What can I say? I could just copy and paste last week's blog really! It's all getting very boring and repetitive and that goes for my writing, Rose's attitude, the view from the gym etc etc...no developments this week so far despite best efforts all round. Black cloud of gloom and despondency - broken up by periods of total panic that there won't ever be any progress - hovering over Simon and I but for anyone who is worried that poor Rose is strapped to a treadmill enduring hours of rigorous training - forget it. She is having a great time - about ten minutes after arriving on Monday morning while I was still doing circuits from car park to ward lugging an assortment of Build a Bears dressed in nurses and doctors outfits, sticker books, her own body weight in DVDs etc etc Rose was happily settled at her usual table in the schoolroom making advent candles and calendars, checking out the day's nurses, catching up with friends from the previous week. Er, Rose, sorry to interrupt but it's time to go to hydro... Whatevvver.
So on we go. Half hour hydro sessions in the morning and half hour physio sessions in the afternoon - we struggle through those and then Rose gets back to the serious business of making mince pies, decorating Christmas cards, making decorations - it's all way too much fun and giving her very unrealistic expectations of how fun it (isn't) going to be back home. We definitely need to go up a gear in terms of boot camping it up a bit or maybe down a gear and take whole focus off walking - we are absolutely clueless now about how to take this forward and feel we have exhausted every route. I know that when physios start to say 'perhaps Rose needs some time at home' the subtext is 'we don't how to make this happen any more than you do'. I start every day with Rose as sunny and optimistic as Mary Poppins (today is going to be THE DAY) and finish it as scary as Cruela de Vil but neither approach are having any effect and Rose just isn't playing.
Trying to prove to Rose - and myself - we could do 'normal' things I decided to take her out for a pizza on Monday night. Without the wheelchair! We pulled it off - just - but it was terrifying (journeys from car to restaurant that look like yards, and in fact ARE yards, are suddenly miles) and there was a main road to be crossed which involved me throwing her under my arm and running. I have never been so happy to get back to a hospital ward as I was that night. Anyway we did it, she enjoyed it and I stopped shaking eventually - but it was a reality check for me. The outside world is a bit scary and she's got a really long way to go.

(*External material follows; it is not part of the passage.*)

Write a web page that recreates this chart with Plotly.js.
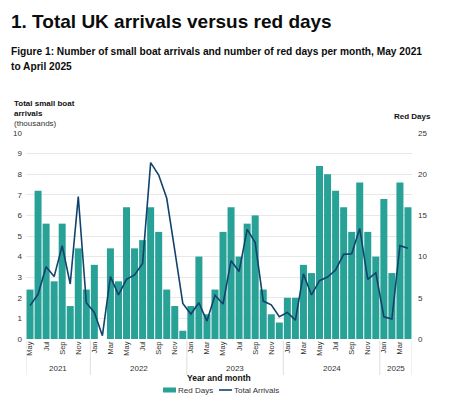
<!DOCTYPE html>
<html>
<head>
<meta charset="utf-8">
<script src="https://cdn.plot.ly/plotly-3.0.1.min.js"></script>
<style>
  html, body { margin: 0; padding: 0; background: #ffffff; }
  #chart { width: 455px; height: 397px; }
</style>
</head>
<body>
<div id="chart"></div>
<script>
// ---- Data ----
const months = ["May","Jun","Jul","Aug","Sep","Oct","Nov","Dec",
  "Jan","Feb","Mar","Apr","May","Jun","Jul","Aug","Sep","Oct","Nov","Dec",
  "Jan","Feb","Mar","Apr","May","Jun","Jul","Aug","Sep","Oct","Nov","Dec",
  "Jan","Feb","Mar","Apr","May","Jun","Jul","Aug","Sep","Oct","Nov","Dec",
  "Jan","Feb","Mar","Apr"];
const years = ["2021","2021","2021","2021","2021","2021","2021","2021",
  "2022","2022","2022","2022","2022","2022","2022","2022","2022","2022","2022","2022",
  "2023","2023","2023","2023","2023","2023","2023","2023","2023","2023","2023","2023",
  "2024","2024","2024","2024","2024","2024","2024","2024","2024","2024","2024","2024",
  "2025","2025","2025","2025"];
const yearLabels = ["2021","2022","2023","2024","2025"];
const redDays = [6,18,14,7,14,4,11,6,9,0,11,7,
  16,11,12,16,13,6,4,1,4,10,3,6,
  13,16,10,14,15,6,3,2,5,5,9,8,
  21,20,18,16,13,19,13,10,17,8,19,16];
const arrivals = [1.62,2.17,3.51,3.03,4.53,2.67,6.91,1.76,1.29,0.16,3.03,2.14,
  2.90,3.11,3.67,8.56,7.96,6.83,4.30,1.73,1.21,1.76,0.87,2.12,
  1.70,3.80,3.28,5.32,4.68,1.84,1.66,1.08,1.29,0.92,3.16,2.14,
  2.83,3.01,3.35,4.11,4.14,5.36,2.90,3.22,1.08,0.97,4.53,4.40];
const leftTicks = [0,1,2,3,4,5,6,7,8,9,10];
const rightTicks = [0,5,10,15,20,25];
const seriesNames = ["Red Days", "Total Arrivals"];

// ---- Build ----
const idx = months.map((m, i) => i);
const tickIdx = idx.filter(i => i % 2 === 0);
const tickTxt = tickIdx.map(i => months[i]);

const FONT = "Liberation Sans, Arial, sans-serif";
const TEAL = "#28a197";
const NAVY = "#12436d";

const W = 455, H = 397;
const M = {l: 26, r: 43, t: 133, b: 58, autoexpand: false};
const PH = H - M.t - M.b;
const PW = W - M.l - M.r;
const py = y => (H - M.b - y) / PH;       // pixel y -> paper
const px = x => (x - M.l) / PW;           // pixel x -> paper

// year groups
const groups = yearLabels.map(yr => {
  const ii = idx.filter(i => years[i] === yr);
  return {yr, first: ii[0], last: ii[ii.length - 1]};
});

const shapes = [];
const bounds = [groups[0].first - 0.5].concat(groups.map(g => g.last + 0.5));
bounds.forEach(b => shapes.push({
  type: "line", xref: "x", yref: "paper", x0: b, x1: b,
  y0: py(341), y1: py(375), line: {color: "#dedede", width: 1}
}));
// legend keys
shapes.push({type: "rect", xref: "paper", yref: "paper", x0: px(163), x1: px(176),
  y0: py(387.5), y1: py(392.5), fillcolor: TEAL, line: {width: 0}});
shapes.push({type: "line", xref: "paper", yref: "paper", x0: px(219), x1: px(232),
  y0: py(390), y1: py(390), line: {color: NAVY, width: 1.6}});

const annotations = [
  {text: "<b>1. Total UK arrivals versus red days</b>", xref: "paper", yref: "paper",
   x: px(9), y: py(21), xanchor: "left", yanchor: "middle", showarrow: false,
   font: {family: FONT, size: 19, color: "#0b0c0c"}},
  {text: "<b>Figure 1: Number of small boat arrivals and number of red days per month, May 2021</b>",
   xref: "paper", yref: "paper", x: px(9), y: py(52), xanchor: "left", yanchor: "middle",
   showarrow: false, font: {family: FONT, size: 10.2, color: "#0b0c0c"}},
  {text: "<b>to April 2025</b>", xref: "paper", yref: "paper", x: px(9), y: py(67),
   xanchor: "left", yanchor: "middle", showarrow: false,
   font: {family: FONT, size: 10.2, color: "#0b0c0c"}},
  {text: "<b>Total small boat</b>", xref: "paper", yref: "paper", x: px(12), y: py(103),
   xanchor: "left", yanchor: "middle", showarrow: false, font: {family: FONT, size: 8, color: "#111"}},
  {text: "<b>arrivals</b>", xref: "paper", yref: "paper", x: px(12), y: py(113),
   xanchor: "left", yanchor: "middle", showarrow: false, font: {family: FONT, size: 8, color: "#111"}},
  {text: "(thousands)", xref: "paper", yref: "paper", x: px(12), y: py(123.5),
   xanchor: "left", yanchor: "middle", showarrow: false, font: {family: FONT, size: 8, color: "#333"}},
  {text: "<b>Red Days</b>", xref: "paper", yref: "paper", x: px(392), y: py(116),
   xanchor: "left", yanchor: "middle", showarrow: false, font: {family: FONT, size: 8, color: "#111"}},
  {text: "<b>Year and month</b>", xref: "paper", yref: "paper", x: px(219), y: py(378),
   xanchor: "center", yanchor: "middle", showarrow: false, font: {family: FONT, size: 8.5, color: "#111"}},
  {text: seriesNames[0], xref: "paper", yref: "paper", x: px(176), y: py(390),
   xanchor: "left", yanchor: "middle", showarrow: false, font: {family: FONT, size: 8, color: "#333"}},
  {text: seriesNames[1], xref: "paper", yref: "paper", x: px(232), y: py(390),
   xanchor: "left", yanchor: "middle", showarrow: false, font: {family: FONT, size: 8, color: "#333"}}
];
groups.forEach(g => annotations.push({
  text: g.yr, xref: "x", yref: "paper", x: (g.first + g.last) / 2, y: py(368),
  xanchor: "center", yanchor: "middle", showarrow: false,
  font: {family: FONT, size: 8, color: "#333"}
}));

const traces = [
  {type: "bar", name: seriesNames[0], x: idx, y: redDays, yaxis: "y",
   marker: {color: TEAL, line: {width: 0}}, hoverinfo: "x+y"},
  {type: "scatter", mode: "lines", name: seriesNames[1], x: idx, y: arrivals, yaxis: "y2",
   line: {color: NAVY, width: 1.6}}
];

const layout = {
  width: W, height: H,
  margin: M,
  paper_bgcolor: "#ffffff", plot_bgcolor: "#ffffff",
  font: {family: FONT, size: 8, color: "#333"},
  showlegend: false,
  bargap: 0.13,
  xaxis: {range: [-0.5, 47.5], tickmode: "array", tickvals: tickIdx, ticktext: tickTxt,
          tickangle: -90, ticks: "", showgrid: false, zeroline: false, showline: false,
          tickfont: {family: FONT, size: 7.5, color: "#333"}, automargin: false, fixedrange: true},
  yaxis: {range: [0, 25], side: "right", tickmode: "array", tickvals: rightTicks,
          showgrid: false, zeroline: false, showline: false, ticks: "",
          tickfont: {family: FONT, size: 8, color: "#333"}, automargin: false, ticklabelstandoff: 5},
  yaxis2: {range: [0, 10], overlaying: "y", side: "left", tickmode: "array", tickvals: leftTicks,
           showgrid: true, gridcolor: "#e8e8e8", gridwidth: 1, zeroline: false, showline: false,
           ticks: "", tickfont: {family: FONT, size: 8, color: "#333"}, automargin: false,
           ticklabelstandoff: 3},
  shapes: shapes,
  annotations: annotations
};

Plotly.newPlot("chart", traces, layout, {displayModeBar: false, staticPlot: true});
</script>
</body>
</html>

If anyone is going to inspire Rose it's lovely Michelle from the ward at Stanmore. Michelle is one of the play team, about my age (so really young) and had osteosarcoma 25 years ago. She did ultimately lose her leg after the cancer recurred but to begin with she had the same operation and the same prosthesis fitted that Rose has and knows exactly what Rose is going through. She was older and she has a fabulous, driven and determined personality which clearly saw her through and she has tried really hard with Rose this week. She told her that if she was her physio she would pick her up, put her in the middle of the room and take her crutches away...nervous laughter from Rose but I bet she would too. Michelle's story is bittersweet - the cancer came back but she's alive and she has two gorgeous children of her own. Oh for a crystal ball - if Rose is going to relapse I don't want to waste another precious minute on weight-bearing but in the hope, hope, hope that she doesn't we want to give her a future where she runs, skips and jumps through the rest of her childhood, dances at her wedding, runs marathons, etc etc.
So the consensus is no more Stanmore until after Christmas. Very mixed feelings - Rose at home doesn't move off the sofa and when she does move around is so wobbly that she has to be shadowed so the responsibility is huge. We are all as afraid as Rose is of her falling and injuring her leg - I think we are still traumatised by the fall in April when she broke the leg through the tumour. And at the bottom of all Rose's fears I am sure lies this one - that if she walks she will fall and the whole cycle will start again. On the other hand Simon and I are right out of adrenalin, we have come to the end of all coping strategies for hospital life, have had it now with pull-down beds, ward life, microwave meals and living out of a suitcase. We need to spend a couple of weeks together before all four of us fall apart - plus Rose has an array of out patient appointments back at the Marsden anyway next week for post-chemo tests so in fact more Stanmore not an option anyway. Stanmore will hand us over to our community physios who will take the baton on and try to persevere with Rose over the next couple of weeks and then I will take her back in January for more hydro etc.
I am so disappointed at how the last couple of weeks have gone but have got to try really hard not to let Rose pick up on how I am feeling - I need a huge injection of Christmas spirit, perhaps some back-to-back viewings of Mamma Mia, maybe even an evening out with my husband (who?), something, anything that will help fade out this year and make the future look rosy and bright. We'll start with decorating the Christmas tree together tomorrow night and take it all from there.